# start of Available data
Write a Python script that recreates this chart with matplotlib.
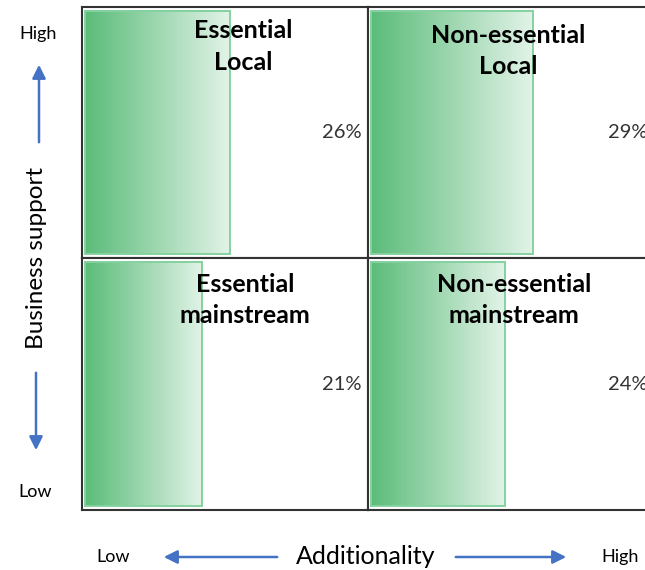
import numpy as np
import matplotlib
matplotlib.use("Agg")
import matplotlib.pyplot as plt
from matplotlib.colors import LinearSegmentedColormap

# Quadrant data (row-major: top-left, top-right, bottom-left, bottom-right)
quadrant_titles = ["Essential\nLocal", "Non-essential\nLocal",
                   "Essential\nmainstream", "Non-essential\nmainstream"]
shares = [26, 29, 21, 24]  # percent of respondents

x_axis_title = "Additionality"
y_axis_title = "Business support"
low_label = "Low"
high_label = "High"

plt.rcParams["font.family"] = ["Lato", "DejaVu Sans"]

W, H = 645, 570
fig = plt.figure(figsize=(W / 100, H / 100), dpi=100)

green_map = LinearSegmentedColormap.from_list(
    "bar_fade", ["#5bbc7a", "#9ed7b0", "#e2f3e8"])
grad = np.linspace(0, 1, 256).reshape(1, -1)

# quadrant boxes in pixels: (left, top, right, bottom)
boxes = [(82, 7, 368, 258), (368, 7, 654, 258),
         (82, 258, 368, 510), (368, 258, 654, 510)]
title_pos = [(0.563, 0.842), (0.49, 0.824), (0.57, 0.834), (0.51, 0.834)]

for i, (l, t, r, b) in enumerate(boxes):
    ax = fig.add_axes([l / W, 1 - b / H, (r - l) / W, (b - t) / H])
    v = shares[i]
    ax.imshow(grad, cmap=green_map, aspect="auto",
              extent=(0, v, 0, 1), zorder=1)
    ax.bar(v / 2, 1, width=v, bottom=0, facecolor="none",
           edgecolor="#86d1a0", linewidth=1.4, zorder=2)
    ax.set_xlim(-0.54, 50.75)
    ax.set_ylim(-0.016, 1.016)
    ax.text(0.978, 0.5, f"{v}%", transform=ax.transAxes, ha="right",
            va="center", fontsize=14.5, color="#333333", zorder=3)
    tx, ty = title_pos[i]
    ax.text(tx, ty, quadrant_titles[i], transform=ax.transAxes,
            ha="center", va="center", fontsize=18, fontweight="bold",
            linespacing=1.45, color="black", zorder=3)
    ax.set_xticks([])
    ax.set_yticks([])
    for s in ax.spines.values():
        s.set_color("#333333")
        s.set_linewidth(1.5)

# Overlay axes in pixel units for the axis annotations
ov = fig.add_axes([0, 0, 1, 1], zorder=-1)
ov.set_xlim(0, W)
ov.set_ylim(H, 0)
ov.axis("off")

arrow_kw = dict(arrowstyle="-|>,head_length=0.8,head_width=0.4",
                color="#4472c4", lw=1.8)
ov.annotate("", xy=(39, 62), xytext=(39, 145), arrowprops=arrow_kw)
ov.annotate("", xy=(36, 453), xytext=(36, 370), arrowprops=arrow_kw)
ov.annotate("", xy=(161, 557), xytext=(280, 557), arrowprops=arrow_kw)
ov.annotate("", xy=(569, 557), xytext=(453, 557), arrowprops=arrow_kw)

ov.text(38, 34, high_label, ha="center", va="center", fontsize=13)
ov.text(35, 492, low_label, ha="center", va="center", fontsize=13)
ov.text(37, 258, y_axis_title, rotation=90, ha="center", va="center",
        fontsize=17.5)
ov.text(113, 557, low_label, ha="center", va="center", fontsize=13)
ov.text(620, 557, high_label, ha="center", va="center", fontsize=13)
ov.text(366, 556, x_axis_title, ha="center", va="center", fontsize=18)

fig.savefig("out.png", dpi=100)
# end of Available data
Stated exercise: Pictures are excluded; output everything else in the data verbatim.

Problem solution:
Write a Python script that recreates this chart with matplotlib.
import numpy as np
import matplotlib
matplotlib.use("Agg")
import matplotlib.pyplot as plt
from matplotlib.colors import LinearSegmentedColormap

# Quadrant data (row-major: top-left, top-right, bottom-left, bottom-right)
quadrant_titles = ["Essential\nLocal", "Non-essential\nLocal",
                   "Essential\nmainstream", "Non-essential\nmainstream"]
shares = [26, 29, 21, 24]  # percent of respondents

x_axis_title = "Additionality"
y_axis_title = "Business support"
low_label = "Low"
high_label = "High"

plt.rcParams["font.family"] = ["Lato", "DejaVu Sans"]

W, H = 645, 570
fig = plt.figure(figsize=(W / 100, H / 100), dpi=100)

green_map = LinearSegmentedColormap.from_list(
    "bar_fade", ["#5bbc7a", "#9ed7b0", "#e2f3e8"])
grad = np.linspace(0, 1, 256).reshape(1, -1)

# quadrant boxes in pixels: (left, top, right, bottom)
boxes = [(82, 7, 368, 258), (368, 7, 654, 258),
         (82, 258, 368, 510), (368, 258, 654, 510)]
title_pos = [(0.563, 0.842), (0.49, 0.824), (0.57, 0.834), (0.51, 0.834)]

for i, (l, t, r, b) in enumerate(boxes):
    ax = fig.add_axes([l / W, 1 - b / H, (r - l) / W, (b - t) / H])
    v = shares[i]
    ax.imshow(grad, cmap=green_map, aspect="auto",
              extent=(0, v, 0, 1), zorder=1)
    ax.bar(v / 2, 1, width=v, bottom=0, facecolor="none",
           edgecolor="#86d1a0", linewidth=1.4, zorder=2)
    ax.set_xlim(-0.54, 50.75)
    ax.set_ylim(-0.016, 1.016)
    ax.text(0.978, 0.5, f"{v}%", transform=ax.transAxes, ha="right",
            va="center", fontsize=14.5, color="#333333", zorder=3)
    tx, ty = title_pos[i]
    ax.text(tx, ty, quadrant_titles[i], transform=ax.transAxes,
            ha="center", va="center", fontsize=18, fontweight="bold",
            linespacing=1.45, color="black", zorder=3)
    ax.set_xticks([])
    ax.set_yticks([])
    for s in ax.spines.values():
        s.set_color("#333333")
        s.set_linewidth(1.5)

# Overlay axes in pixel units for the axis annotations
ov = fig.add_axes([0, 0, 1, 1], zorder=-1)
ov.set_xlim(0, W)
ov.set_ylim(H, 0)
ov.axis("off")

arrow_kw = dict(arrowstyle="-|>,head_length=0.8,head_width=0.4",
                color="#4472c4", lw=1.8)
ov.annotate("", xy=(39, 62), xytext=(39, 145), arrowprops=arrow_kw)
ov.annotate("", xy=(36, 453), xytext=(36, 370), arrowprops=arrow_kw)
ov.annotate("", xy=(161, 557), xytext=(280, 557), arrowprops=arrow_kw)
ov.annotate("", xy=(569, 557), xytext=(453, 557), arrowprops=arrow_kw)

ov.text(38, 34, high_label, ha="center", va="center", fontsize=13)
ov.text(35, 492, low_label, ha="center", va="center", fontsize=13)
ov.text(37, 258, y_axis_title, rotation=90, ha="center", va="center",
        fontsize=17.5)
ov.text(113, 557, low_label, ha="center", va="center", fontsize=13)
ov.text(620, 557, high_label, ha="center", va="center", fontsize=13)
ov.text(366, 556, x_axis_title, ha="center", va="center", fontsize=18)

fig.savefig("out.png", dpi=100)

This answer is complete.